Provost Richard Locke P’17 announced the creation of the Task Force on Diversity in the Curriculum Thursday in a community-wide email. The group is charged with evaluating how the University can stay true to commitments to inclusivity set forward in the Diversity and Inclusion Action Plan unveiled by President Christina Paxson P’19 Feb. 1.
The provost’s task force will be chaired by Maud Mandel, dean of the College, and includes a number of faculty members from a variety of departments as well as two undergraduate student representatives.
Some of the largest departments are represented on the task force, which includes members of the biology, economics and engineering departments. The committee will also include Tony Bogues, director of the Center for the Study of Slavery and Justice and professor of Humanities and Critical Theory, and Nancy Khalek, interim director of the Center for the Study of Race and Ethnicity in America and associate professor of religious studies.
The DIAP stipulated that the task force be formed to move “diversity-related intellectual questions to the center of the curriculum,” according to the Office of the Provost’s website.
The group has a number of charges centered on determining how the University, its faculty and curriculum are promoting “inclusive classroom practices” and where there is room for improvement in that regard.
Reevaluation of existing programs is also a tenet of the task force’s charge.
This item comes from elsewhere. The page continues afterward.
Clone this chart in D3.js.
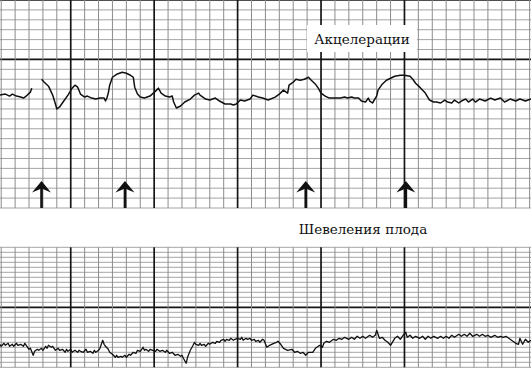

The Diverse Perspectives in Liberal Learning courses will be assessed with special consideration as to whether or not they meet “Brown’s current goals regarding curricular needs,” according to the Office of the Provost’s website.
Founded in 2002, the DPLL program was originally intended to ensure that students not only “understand the complex dynamics of social inequity, exclusion and difference” but also “do something with what they learn,” according to the site.
DPLL courses were previously labelled as “American Minority Perspectives,” and the name change reflects the University’s effort to effectively label classes that deal with questions of “power, privilege, racism, diversity and inclusion,” Mandel told The Herald.
The group will also review sophomore seminars to evaluate how they “encourag(e) student engagement with questions of diversity and inclusion,” according to the provost’s website.
It’s unclear whether or not DPLL or similar courses will be enforced mandatorily, a demand made by student activists in response to an initial draft of the DIAP, The Herald previously reported.
“That is not listed as one of the specific tasks that the committee is investigating,” Mandel said. But she noted that discussion of course requirements within the task force is “inevitable” considering discourse on the issue last semester.
One line of the email notes that the task force will determine the best practices for Brown and “elsewhere,” a section Mandel said was indicative of the broader American academic climate.
“There are other schools that have grappled with the question of diversity in the curriculum,” Mandel said, adding that looking at peer institutions is the key to discovering best practices and creative ways of thinking to address the issue.
The task force met for the first time Wednesday and will continue to meet regularly throughout the semester. Its work will culminate in a list of recommendations. Locke closed his campus-wide email by noting that he and Paxson “look forward” to reviewing the task force’s findings by fall 2016.
“The work of the task force is essential in ensuring that Brown is a richly diverse and inclusive academic community,” Locke wrote, adding that the curriculum should be defined by “academic rigor, scholarly excellence and a range of ideas and perspectives.”